Mission

The mission of this agency is to make our community a safer place to live, while affecting individual lives for Christ. We accomplish this by assisting our offender/ex-offender friends to become self-sufficient, productive members of the community. The purpose of our monthly/bi-monthly visitations is to provide inmates with a stable friendship and inspire them to become more responsible and productive as citizens.

HISTORY

Our agency began in 1964 when a small group of Christian men began going into Washington State Reformatory to visit inmates who had no visitors. Although the group continued to grow; it could not grow as fast as the word got around among the inmates. The demand was gratifying and overwhelming. Man-to-Man Prison Visitation Ministry (M-2) was formed to coordinate the one-to-one matching of community volunteers with prison inmates.

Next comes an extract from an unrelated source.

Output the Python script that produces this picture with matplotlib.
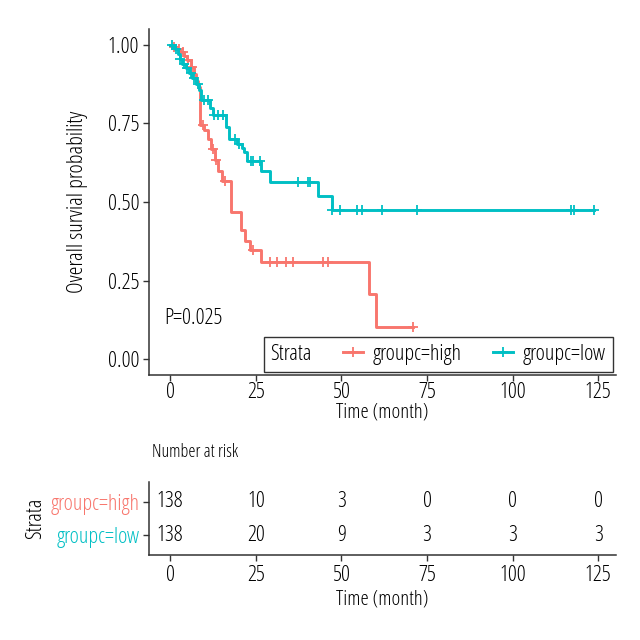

In 1964 a young Presbyterian minister, Richard Simmons, returned to the Pacific Northwest from New York. He asked his friend, Judge Robert Utter (later Chief Justice of Washington Supreme Court) what the greatest social and spiritual need in the State was. His answer was the need to visit and assist the lonely, rejected people in prison. Job Therapy was born out of that need, with the M-2 (Man-to-Man, now “Match 2″) fellowship program growing and bringing hope and jobs to men otherwise condemned to recidivism through jails and prisons. From Snohomish County it spread throughout the State, 16 other states, Canada and even parts of Europe.

Job Therapy moved into its headquarters from Snohomish to Seattle, grew, and over the next 17 years had hundreds of sponsors (men, women, families) visiting hundreds of men and women, behind bars, restoring them to productive, working members of our communities.  Job Therapy recorded the lowest rate of recidivism and the greatest job success program of any agency or organization working with difficult offenders. Millions of dollars have been saved, but more importantly, thousands of lives have been salvaged and happiness restored to hundreds and hundreds of families.

The purpose of these monthly (or more frequent) visits was (and still is) to provide the inmate with a stable friendship, and to inspire him/her to become a responsible, productive individual. As inmates in the program were released, it became apparent that there was no one to assist them to transition back into the community. Understanding that a job was the first step toward self-sufficiency and transition, a job services component was added, and Job Therapy (with the prison visitation element) was born.

In the early 1970s Woman-to-Woman (W-2) was added, and the main office was moved to Seattle. The program grew and spread throughout the state and into 16 other states. In 1980 the program was suffering financial difficulties and closed the entire out of state offices and most of the offices in this state. A handful of the original volunteers decided to re-start a separate program in Snohomish.

They incorporated in 1980 as M-2 Job Therapy of Snohomish County, a non-religious, non-profit. Lou Kaufer, who had been with Job Therapy in Oregon, was hired as Executive Director in 1982 and served until his death in September 1998. Under his leadership, and with his wife Betty’s assistance, the Man-to-Man/Woman-to-Woman Program was revitalized and re-established in Snohomish County

The Board of Directors voted in June of 1985 that the M-2 in the agency’s name would from that time forward refer to Match-two, to include all sections of the prison programs without changing the name. Gordon Cameron was hired as Prison Visitation Director in 1984 and retired in 1996. Harry Timm served as Prison Visitation Director from 1996 till his death in 2000. Richard A. Cinkovich was hired as Executive Director in March 1999. Phil Ramsey was hired as Prison Visitation Director and Jobs Service Director in April 2000.

Historically, the increased burden of larger and more prisons warehousing offenders is an appalling burden on taxpayers who become more resentful of a failing type of justice that violates both the public and the offender. Our M-2/ Job Therapy Program is the best, most effective and least costly alternative we know of for reducing crime, recompensing the victims of crime, discipling and changing the offender to a responsible working person in our society, and reducing the cost of crime and justice to all of us. We are challenging the record and cost of our penal system with our current program success and a bright future alternative for our state and nation. Join us!